PPC ad management is the ongoing process of monitoring and adjusting pay-per-click campaigns to control costs, improve ad performance, and increase returns on ad spend. It covers bid adjustments, keyword management, ad copy testing, quality score monitoring, and budget reallocation — and needs to happen regularly, not just at setup.
How often should PPC ad management tasks be done?
For most SMEs, core management tasks should be reviewed at least weekly. Search term reports and negative keyword updates benefit from being checked more frequently — daily in active campaigns. Accounts left unattended for more than two weeks are likely accumulating waste that compounds over time.
What does poor PPC ad management typically look like?
The most common signs are stagnant ad copy that has not been tested in months, a thin negative keyword list, bids that have not been adjusted since the campaign launched, and budget allocated equally across campaigns regardless of their individual performance.
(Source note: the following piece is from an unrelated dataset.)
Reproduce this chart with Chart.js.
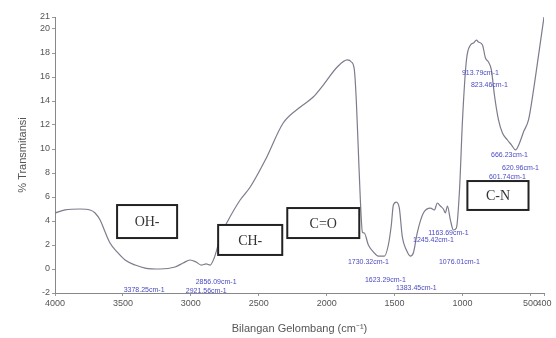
<!DOCTYPE html>
<html lang="en">
<head>
  <meta charset="UTF-8">
  <title>FTIR</title>
  <script src="https://cdn.jsdelivr.net/npm/chart.js"></script>
  <style>
    html, body { margin: 0; padding: 0; background: #fff; }
    #wrap { width: 556px; height: 338px; }
  </style>
</head>
<body>
  <div id="wrap"><canvas id="ftir"></canvas></div>

  <script>
    // spectrum
    const wavenumber = [4000, 3926, 3816, 3742, 3705, 3668, 3631, 3595, 3543, 3484, 3410, 3337, 3226, 3116,
      3057, 3005, 2961, 2924, 2887, 2858, 2828, 2799, 2769, 2732, 2637, 2563, 2452, 2320, 2194, 2099,
      2025, 1922, 1848, 1818, 1796, 1782, 1767, 1752, 1737, 1723, 1693, 1656, 1620, 1575, 1546, 1524,
      1509, 1487, 1465, 1443, 1413, 1384, 1362, 1332, 1288, 1236, 1207, 1185, 1163, 1141, 1126, 1111,
      1089, 1067, 1045, 1022, 1000, 971, 941, 919, 897, 883, 853, 831, 809, 787, 765, 735, 706, 669,
      639, 610, 580, 551, 514, 477, 440, 400];
    const transmittance = [4.67, 4.92, 5.0, 4.92, 4.67, 4.08, 3.08, 2.17, 1.42, 0.75, 0.33, 0.08, 0.0, 0.17,
      0.5, 0.75, 0.58, 0.33, 0.42, 0.33, 0.92, 2.0, 3.08, 3.92, 5.75, 6.83, 9.08, 12.17, 13.5, 14.33,
      15.33, 16.83, 17.42, 17.25, 16.58, 14.08, 9.92, 5.75, 3.08, 3.0, 2.0, 1.42, 1.08, 1.08, 2.0, 3.67,
      5.33, 5.58, 5.08, 2.67, 1.58, 1.08, 1.33, 3.08, 4.67, 5.08, 4.92, 5.5, 5.25, 5.0, 4.67, 5.25,
      4.08, 3.25, 3.42, 6.58, 12.42, 17.42, 18.67, 18.83, 19.08, 18.92, 18.67, 17.58, 17.25, 16.58, 14.5, 12.42, 11.33, 10.75,
      10.33, 9.92, 10.5, 11.42, 12.42, 14.92, 17.83, 21.0];

    const xTicks = [4000, 3500, 3000, 2500, 2000, 1500, 1000, 500, 400];
    const yTicks = [-2, 0, 2, 4, 6, 8, 10, 12, 14, 16, 18, 20, 21];

    // peak labels: text, wavenumber, %T where the label sits
    const peakText = ['3378.25cm-1', '2921.56cm-1', '2856.09cm-1', '1730.32cm-1', '1623.29cm-1', '1383.45cm-1',
      '1245.42cm-1', '1163.69cm-1', '1076.01cm-1', '913.79cm-1', '823.46cm-1', '666.23cm-1', '620.96cm-1', '601.74cm-1'];
    const peakX = [3344, 2887, 2814, 1693, 1568, 1340, 1214, 1104, 1023, 868, 802, 654, 573, 669];
    const peakY = [-1.75, -1.83, -1.08, 0.58, -0.92, -1.58, 2.42, 3.0, 0.58, 16.33, 15.33, 9.5, 8.42, 7.67];

    // functional group boxes
    const groupText = ['OH-', 'CH-', 'C=O', 'C-N'];
    const groupX1 = [3543, 2799, 2290, 964];
    const groupX2 = [3101, 2327, 1760, 514];
    const groupY1 = [5.33, 3.67, 5.08, 7.33];
    const groupY2 = [2.58, 1.17, 2.58, 4.92];

    const notes = {
      id: 'notes',
      afterDatasetsDraw(chart) {
        const { ctx, scales: { x, y } } = chart;
        ctx.save();
        ctx.fillStyle = '#4a4ac4';
        ctx.font = '7px "Liberation Sans", Arial, sans-serif';
        ctx.textAlign = 'center';
        ctx.textBaseline = 'middle';
        peakText.forEach((t, i) => ctx.fillText(t, x.getPixelForValue(peakX[i]), y.getPixelForValue(peakY[i])));

        groupText.forEach((t, i) => {
          const l = x.getPixelForValue(groupX1[i]), r = x.getPixelForValue(groupX2[i]);
          const top = y.getPixelForValue(groupY1[i]), b = y.getPixelForValue(groupY2[i]);
          ctx.fillStyle = '#fff';
          ctx.fillRect(l, top, r - l, b - top);
          ctx.strokeStyle = '#222';
          ctx.lineWidth = 2;
          ctx.strokeRect(l, top, r - l, b - top);
          ctx.fillStyle = '#333';
          ctx.font = '14px "Liberation Serif", "Times New Roman", serif';
          ctx.fillText(t, (l + r) / 2, (top + b) / 2 + 1);
        });
        ctx.restore();
      }
    };

    new Chart(document.getElementById('ftir'), {
      type: 'scatter',
      data: {
        datasets: [{
          data: wavenumber.map((w, i) => ({ x: w, y: transmittance[i] })),
          showLine: true,
          borderColor: '#7c7c8c',
          borderWidth: 1.2,
          pointRadius: 0,
          cubicInterpolationMode: 'monotone'
        }]
      },
      options: {
        responsive: true,
        maintainAspectRatio: false,
        animation: false,
        layout: { padding: { top: 17, right: 12, left: 0, bottom: 0 } },
        plugins: { legend: { display: false }, tooltip: { enabled: false } },
        scales: {
          x: {
            type: 'linear',
            reverse: true,
            min: 400,
            max: 4000,
            afterFit: s => { s.height = 45; },
            afterBuildTicks: s => { s.ticks = xTicks.map(v => ({ value: v })); },
            ticks: { autoSkip: false, maxRotation: 0, padding: 2, color: '#555',
              callback: v => String(v),
              font: { size: 9, family: '"Liberation Sans", Arial, sans-serif' } },
            grid: { drawOnChartArea: false, tickLength: 3, color: '#999' },
            border: { color: '#888', width: 1 },
            title: { display: true, text: 'Bilangan Gelombang (cm⁻¹)', color: '#555',
              font: { size: 11, family: '"Liberation Sans", Arial, sans-serif' }, padding: { top: 0, bottom: 2 } }
          },
          y: {
            min: -2,
            max: 21,
            afterFit: s => { s.width = 55; },
            afterBuildTicks: s => { s.ticks = yTicks.map(v => ({ value: v })); },
            ticks: { autoSkip: false, padding: 2, color: '#555',
              font: { size: 9, family: '"Liberation Sans", Arial, sans-serif' } },
            grid: { drawOnChartArea: false, tickLength: 3, color: '#999' },
            border: { color: '#888', width: 1 },
            title: { display: true, text: '% Transmitansi', color: '#555',
              font: { size: 11, family: '"Liberation Sans", Arial, sans-serif' }, padding: { top: 16, bottom: 0 } }
          }
        }
      },
      plugins: [notes]
    });
  </script>
</body>
</html>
These are the defaults that most self-managed accounts settle into.
Should SMEs use an agency or an AI agent for PPC management?
It depends on budget and what the business actually needs. Agencies offer strategic input and human judgement but cost significantly more and tend to reserve their best attention for higher-spending clients. An AI agent handles the operational tasks — bid changes, pausing underperformers, budget shifts — at a lower cost and with consistent cadence. For most SMEs with campaigns already running, the operational gap is the bigger problem.
Can AI agents actually manage Google Ads accounts autonomously?
Yes, though the capability varies significantly between products. An AI agent that only makes recommendations still requires a human to act on them. An agent that logs into accounts and takes actions directly — adjusting bids, pausing campaigns, reallocating budget — provides meaningfully different value. The distinction is between a tool that advises and one that manages.